MUMBAI • For all the domestic drivers of India’s stocks — from oil to elections to shadow banking shakeouts — the US Federal Reserve (Fed) holds the most sway, according to the nation’s biggest money manager.
Sankaran Naren, who helps manage 3.1 trillion rupees (RM186 billion) as CIO at ICICI Prudential Asset Management Co, said investors need to brace for a run of constrained returns that will last until the Fed chair Jerome Powell makes a policy U-turn. Key Indian equity indexes are up less than 10% this year, and gauges of mid-and small sized companies are poised for their first yearly decline since 2013.
“Once the US interest-rate cycle changes and one moves to a situation where they say we are done with the quantitative tightening, then one may have a much more secular bull market in emerging markets and India,” Naren said in an interview in Mumbai last week. “We are in an accumulation phase of investing, where the near-term returns aren’t likely to be very high.”
While the US central bank’s influence on emerging assets is hardly an unknown phenomenon, India’s US$2 trillion (RM8.4 trillion) stock market has also been whipsawed in recent months by homegrown narratives.
For Naren, those issues — including speculation on Prime Minister Narendra Modi’s election prospects in 2019, and a cash crunch in the non-bank financing sector — will mostly be resolved in the next year, leaving the Fed as the biggest factor.
Investors around the world will find out later yesterday whether Fed officials will reduce their “dot plot” trajectory for 2019, which currently implies three interest-rate hikes.
Economists surveyed by Bloomberg have dialled back their expectations to two.
The S&P BSE Sensex rose for a seventh consecutive session yesterday, climbing 0.3% as of 12:09pm in Mumbai.
For the next year at least, Naren doesn’t see investments in Indian equities fetching more than “midteen” percentage in gains. “We shouldn’t talk of multi-baggers now, we can’t expect stocks doubling and one has to invest with expectations of lower returns than that,” he said.
The US$4.1 billion ICICI Prudential Balanced Advantage Fund — the biggest that Naren manages — has returned 12.85% annually in the past five years, the best among its peers for that period, according to Value Research Ltd.
A more dovish Fed could help bring foreign investors back to India: They’ve sold more than US$4 billion of the nation’s shares so far in 2018, the first year of outflows since 2011. The Dow Jones Industrial Average has outperformed the MSCI India and the MSCI Emerging Markets indexes in the past three years.
Still, local flows into equity funds have helped cushion markets.
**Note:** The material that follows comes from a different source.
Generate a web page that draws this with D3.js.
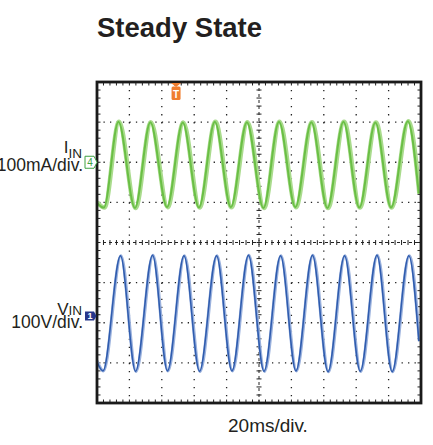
<!DOCTYPE html>
<html>
<head>
<meta charset="utf-8">
<script src="https://cdn.jsdelivr.net/npm/d3@7"></script>
<style>
  body { margin: 0; background: #fff; }
  svg { display: block; font-family: "Liberation Sans", Arial, sans-serif; }
</style>
</head>
<body>
<div id="chart"></div>
<script>
// scope setup: 10 x 8 divisions, 20 ms/div
const timeDomain = [0, 200];
const trigTime = 48.8;

// CH4 input current (mA), turning points
const iinTime  = [0, 4.6, 13.6, 23.8, 33.3, 43.6, 53.3, 63.3, 73.1, 83.0, 92.9, 103.1, 112.7, 122.8, 132.7, 142.6, 152.5, 162.3, 172.2, 181.9, 192.2, 199];
const iinValue = [-100, -113, 101, -114, 100, -112, 99, -113, 101, -112, 100, -114, 101, -112, 100, -114, 101, -113, 99, -113, 102, -78];

// CH1 input voltage (V)
const vinTime  = [0, 4.0, 14.8, 24.1, 34.6, 43.8, 54.0, 63.6, 74.1, 83.6, 93.8, 103.4, 113.6, 123.1, 133.3, 142.9, 153.1, 162.8, 173.1, 182.5, 192.8, 199];
const vinValue = [-112, -137, 150, -138, 151, -137, 150, -138, 150, -137, 151, -138, 150, -137, 151, -139, 150, -138, 151, -139, 150, -63];

// channel offsets (div) and scales (units/div)
const ch4Pos = 2, ch4PerDiv = 100;
const ch1Pos = -1.83, ch1PerDiv = 100;

const W = 433, H = 445;
const pL = 97, pR = 421, pT = 82, pB = 403;

const svg = d3.select("#chart").append("svg")
    .attr("width", W).attr("height", H)
    .attr("viewBox", `0 0 ${W} ${H}`);

const x = d3.scaleLinear().domain(timeDomain).range([pL, pR]);
const xDiv = d3.scaleLinear().domain([0, 10]).range([pL, pR]);
const yDiv = d3.scaleLinear().domain([-4, 4]).range([pB, pT]);

// title
svg.append("text")
    .attr("x", 97).attr("y", 36.5)
    .style("font-size", "27.5px").style("font-weight", "bold")
    .attr("fill", "#231f20")
    .text("Steady State");

// plot background
svg.append("rect")
    .attr("x", pL).attr("y", pT)
    .attr("width", pR - pL).attr("height", pB - pT)
    .attr("fill", "#fff");

const grid = svg.append("g");

// dotted grid
grid.selectAll(".vgrid")
    .data(d3.range(1, 10).filter(d => d !== 5))
    .join("line")
    .attr("x1", d => xDiv(d)).attr("x2", d => xDiv(d))
    .attr("y1", pT + 8).attr("y2", pB)
    .attr("stroke", "#222").attr("stroke-width", 1.3)
    .attr("stroke-dasharray", `1.3,${(pB - pT) / 40 - 1.3}`);

grid.selectAll(".hgrid")
    .data([-3, -2, -1, 1, 2, 3])
    .join("line")
    .attr("y1", d => yDiv(d)).attr("y2", d => yDiv(d))
    .attr("x1", pL + 6.48).attr("x2", pR)
    .attr("stroke", "#222").attr("stroke-width", 1.3)
    .attr("stroke-dasharray", `1.3,${(pR - pL) / 50 - 1.3}`);

// center axes
grid.append("line")
    .attr("x1", xDiv(5)).attr("x2", xDiv(5)).attr("y1", pT).attr("y2", pB)
    .attr("stroke", "#222").attr("stroke-width", 1).attr("stroke-dasharray", "3,3");
grid.append("line")
    .attr("y1", yDiv(0)).attr("y2", yDiv(0)).attr("x1", pL).attr("x2", pR)
    .attr("stroke", "#222").attr("stroke-width", 1).attr("stroke-dasharray", "3,3");

const minorX = d3.range(1, 50).map(i => i / 5);
const minorY = d3.range(-19, 20).map(i => i / 5);

grid.selectAll(".cxt").data(minorX).join("line")
    .attr("x1", d => xDiv(d)).attr("x2", d => xDiv(d))
    .attr("y1", yDiv(0) - 2.5).attr("y2", yDiv(0) + 2.5)
    .attr("stroke", "#222").attr("stroke-width", 1);
grid.selectAll(".cyt").data(minorY).join("line")
    .attr("y1", d => yDiv(d)).attr("y2", d => yDiv(d))
    .attr("x1", xDiv(5) - 2.5).attr("x2", xDiv(5) + 2.5)
    .attr("stroke", "#222").attr("stroke-width", 1);

// edge ticks
grid.selectAll(".tt").data(minorX).join("line")
    .attr("x1", d => xDiv(d)).attr("x2", d => xDiv(d))
    .attr("y1", pT).attr("y2", pT + 3.5)
    .attr("stroke", "#222").attr("stroke-width", 1);
grid.selectAll(".bt").data(minorX).join("line")
    .attr("x1", d => xDiv(d)).attr("x2", d => xDiv(d))
    .attr("y1", pB).attr("y2", pB - 3.5)
    .attr("stroke", "#222").attr("stroke-width", 1);
grid.selectAll(".lt").data(minorY).join("line")
    .attr("y1", d => yDiv(d)).attr("y2", d => yDiv(d))
    .attr("x1", pL).attr("x2", pL + 3.5)
    .attr("stroke", "#222").attr("stroke-width", 1);
grid.selectAll(".rt").data(minorY).join("line")
    .attr("y1", d => yDiv(d)).attr("y2", d => yDiv(d))
    .attr("x1", pR).attr("x2", pR - 3.5)
    .attr("stroke", "#222").attr("stroke-width", 1);

// traces
svg.append("clipPath").attr("id", "plotclip")
    .append("rect")
    .attr("x", pL).attr("y", pT)
    .attr("width", pR - pL).attr("height", pB - pT);

const traces = svg.append("g").attr("clip-path", "url(#plotclip)");

const iinLine = d3.line()
    .x((d, i) => x(iinTime[i]))
    .y(d => yDiv(ch4Pos + d / ch4PerDiv))
    .curve(d3.curveMonotoneX);
const vinLine = d3.line()
    .x((d, i) => x(vinTime[i]))
    .y(d => yDiv(ch1Pos + d / ch1PerDiv))
    .curve(d3.curveMonotoneX);

traces.append("path").attr("d", iinLine(iinValue))
    .attr("fill", "none").attr("stroke", "#a9db8c").attr("stroke-width", 4.5);
traces.append("path").attr("d", iinLine(iinValue))
    .attr("fill", "none").attr("stroke", "#6abf45").attr("stroke-width", 2)
    .attr("transform", "translate(-0.6,0)");

traces.append("path").attr("d", vinLine(vinValue))
    .attr("fill", "none").attr("stroke", "#9ab1dd").attr("stroke-width", 3.2);
traces.append("path").attr("d", vinLine(vinValue))
    .attr("fill", "none").attr("stroke", "#2f5cae").attr("stroke-width", 1.5)
    .attr("transform", "translate(-0.5,0)");

// frame
svg.append("rect")
    .attr("x", pL).attr("y", pT)
    .attr("width", pR - pL).attr("height", pB - pT)
    .attr("fill", "none").attr("stroke", "#1a1a1a").attr("stroke-width", 2.8);

// trigger marker
const tx = x(trigTime);
svg.append("path")
    .attr("d", `M${tx - 5},${pT + 1} L${tx + 5},${pT + 1} L${tx},${pT + 5} Z`)
    .attr("fill", "#f07d2e");
svg.append("rect")
    .attr("x", tx - 4.5).attr("y", pT + 4.5).attr("width", 9).attr("height", 13.5)
    .attr("rx", 1.5).attr("fill", "#f07d2e");
svg.append("text")
    .attr("x", tx).attr("y", pT + 15.5).attr("text-anchor", "middle")
    .style("font-size", "10px").style("font-weight", "bold")
    .attr("fill", "#fff").text("T");

// channel position markers
const m4 = yDiv(ch4Pos);
svg.append("path")
    .attr("d", `M85,${m4 - 6} L94,${m4 - 6} L97,${m4} L94,${m4 + 6} L85,${m4 + 6} Z`)
    .attr("fill", "#fff").attr("stroke", "#3ea142").attr("stroke-width", 1);
svg.append("text")
    .attr("x", 90).attr("y", m4 + 3.8).attr("text-anchor", "middle")
    .style("font-size", "10px").attr("fill", "#3ea142").text("4");

const m1 = yDiv(ch1Pos);
svg.append("path")
    .attr("d", `M85,${m1 - 4.5} L94,${m1 - 4.5} L96.5,${m1} L94,${m1 + 4.5} L85,${m1 + 4.5} Z`)
    .attr("fill", "#27378c");
svg.append("text")
    .attr("x", 90).attr("y", m1 + 3.5).attr("text-anchor", "middle")
    .style("font-size", "9px").style("font-weight", "bold").attr("fill", "#fff").text("1");

// channel labels
const lab = svg.append("g").attr("fill", "#231f20");
const iLab = lab.append("text").attr("x", 82).attr("y", 152.8).attr("text-anchor", "end");
iLab.append("tspan").style("font-size", "17px").text("I");
iLab.append("tspan").attr("dy", 5.5).style("font-size", "13.5px").text("IN");
lab.append("text").attr("x", 83).attr("y", 171).attr("text-anchor", "end")
    .style("font-size", "17.5px").text("100mA/div.");

const vLab = lab.append("text").attr("x", 82).attr("y", 314.5).attr("text-anchor", "end");
vLab.append("tspan").style("font-size", "17px").text("V");
vLab.append("tspan").style("font-size", "13.5px").text("IN");
lab.append("text").attr("x", 83).attr("y", 328).attr("text-anchor", "end")
    .style("font-size", "17.5px").text("100V/div.");

// time base
lab.append("text").attr("x", 228).attr("y", 431.7)
    .style("font-size", "19px").text("20ms/div.");
</script>
</body>
</html>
Investors have poured 1.2 trillion rupees into stock mutual funds this year, according to the Association of Mutual Funds in India. Naren likes small- and mid-caps, infrastructure stocks, banks and consumption linked shares, he said. Non-bank lenders still aren’t cheap enough, he added.
Naren also said: “We are currently placed in the middle of greed and fear. We are telling people that one shouldn’t be too bearish or too bullish.
“The last accumulation phase in Indian markets was between 2010 and 2013, where people who invested got returns in the later years. “Flows in fixed income from retail investors are much lower than what I would like to see. I would like to see more flows in moderate-duration corporate debt funds as they give good returns.
“Too much political uncertainty isn’t good for markets, it doesn’t help decision-making for companies.”